Directions
Wherever the string "that" appears, copy the whole line.

Collected material
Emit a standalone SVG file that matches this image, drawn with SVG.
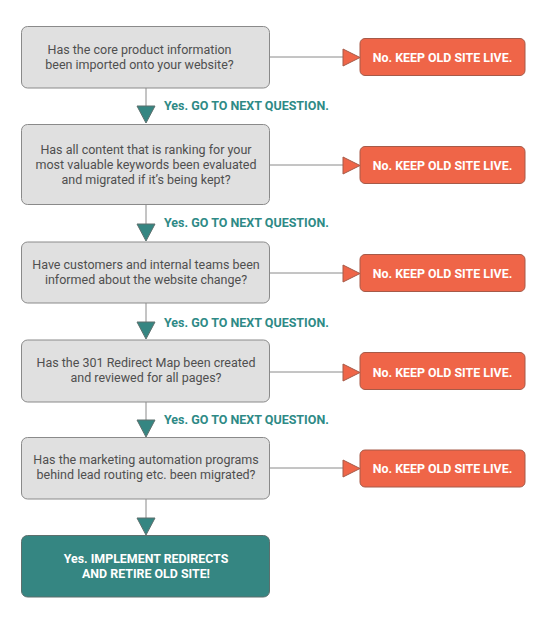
<svg xmlns="http://www.w3.org/2000/svg" width="547" height="623" viewBox="0 0 547 623">
<style>
.q{fill:#e0e0e0;stroke:#8a8a8a;stroke-width:1}
.no{fill:#ef6548;stroke:#a65a48;stroke-width:1}
.end{fill:#358682;stroke:#5d6f6d;stroke-width:1}
.qt{font-family:Roboto,"Liberation Sans",sans-serif;font-size:12.5px;fill:#4f4f4f;text-anchor:middle}
.nt{font-family:Roboto,"Liberation Sans",sans-serif;font-size:12.4px;font-weight:bold;fill:#fff;text-anchor:middle}
.yt{font-family:Roboto,"Liberation Sans",sans-serif;font-size:12.5px;font-weight:bold;fill:#2e8a86}
.ln{stroke:#8a8a8a;stroke-width:1;fill:none}
.ah-r{fill:#ef6548;stroke:#a65a48;stroke-width:1}
.ah-d{fill:#358682;stroke:#5d6f6d;stroke-width:1}
</style>
<rect width="547" height="623" fill="#fff"/>
<g id="connectors">
<path class="ln" d="M270 57H344M270 165H344M270 273H344M270 372H344M270 468H344"/>
<path class="ln" d="M146 88V106M146 205V224M146 303V322M146 402V420M146 499V518"/>
<polygon class="ah-r" points="343,49 360,57.5 343,66"/>
<polygon class="ah-r" points="343,157 360,165.5 343,174"/>
<polygon class="ah-r" points="343,265 360,273.5 343,282"/>
<polygon class="ah-r" points="343,364 360,372.5 343,381"/>
<polygon class="ah-r" points="343,460 360,468.5 343,477"/>
<polygon class="ah-d" points="137,106 155,106 146,123"/>
<polygon class="ah-d" points="137,224 155,224 146,241"/>
<polygon class="ah-d" points="137,322 155,322 146,339"/>
<polygon class="ah-d" points="137,420 155,420 146,437"/>
<polygon class="ah-d" points="137,518 155,518 146,535"/>
<text class="yt" x="164" y="110">Yes. GO TO NEXT QUESTION.</text>
<text class="yt" x="164" y="227">Yes. GO TO NEXT QUESTION.</text>
<text class="yt" x="164" y="327">Yes. GO TO NEXT QUESTION.</text>
<text class="yt" x="164" y="424">Yes. GO TO NEXT QUESTION.</text>
</g>
<g id="q1">
<rect class="q" x="21.5" y="26.5" width="248" height="61.5" rx="6"/>
<text class="qt" x="139.5" y="54">Has the core product information</text>
<text class="qt" x="139.5" y="68.5">been imported onto your website?</text>
</g>
<g id="no1">
<rect class="no" x="360" y="38.5" width="165" height="37" rx="5"/>
<text class="nt" x="442.5" y="61.5">No. KEEP OLD SITE LIVE.</text>
</g>
<g id="q2">
<rect class="q" x="21.5" y="124.5" width="248" height="80" rx="6"/>
<text class="qt" x="146" y="153.5">Has all content that is ranking for your</text>
<text class="qt" x="146" y="168.5">most valuable keywords been evaluated</text>
<text class="qt" x="146" y="183.5">and migrated if it’s being kept?</text>
</g>
<g id="no2">
<rect class="no" x="360" y="146.5" width="165" height="37" rx="5"/>
<text class="nt" x="442.5" y="169.5">No. KEEP OLD SITE LIVE.</text>
</g>
<g id="q3">
<rect class="q" x="21.5" y="242" width="248" height="61" rx="6"/>
<text class="qt" x="146" y="268.5">Have customers and internal teams been</text>
<text class="qt" x="146" y="283.5">informed about the website change?</text>
</g>
<g id="no3">
<rect class="no" x="360" y="254.5" width="165" height="37" rx="5"/>
<text class="nt" x="442.5" y="277.5">No. KEEP OLD SITE LIVE.</text>
</g>
<g id="q4">
<rect class="q" x="21.5" y="340" width="248" height="62" rx="6"/>
<text class="qt" x="146" y="366.5">Has the 301 Redirect Map been created</text>
<text class="qt" x="146" y="381.5">and reviewed for all pages?</text>
</g>
<g id="no4">
<rect class="no" x="360" y="352.5" width="165" height="37" rx="5"/>
<text class="nt" x="442.5" y="376.5">No. KEEP OLD SITE LIVE.</text>
</g>
<g id="q5">
<rect class="q" x="21.5" y="437.5" width="248" height="61.5" rx="6"/>
<text class="qt" x="146" y="464">Has the marketing automation programs</text>
<text class="qt" x="146" y="479">behind lead routing etc. been migrated?</text>
</g>
<g id="no5">
<rect class="no" x="360" y="450" width="165" height="37" rx="5"/>
<text class="nt" x="442.5" y="472.5">No. KEEP OLD SITE LIVE.</text>
</g>
<g id="end">
<rect class="end" x="21.5" y="535.5" width="248" height="61.5" rx="6"/>
<text class="nt" x="146" y="562.5">Yes. IMPLEMENT REDIRECTS</text>
<text class="nt" x="146" y="577.5">AND RETIRE OLD SITE!</text>
</g>
</svg>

Task output
Emit a standalone SVG file that matches this image, drawn with SVG.
<text class="qt" x="146" y="153.5">Has all content that is ranking for your</text>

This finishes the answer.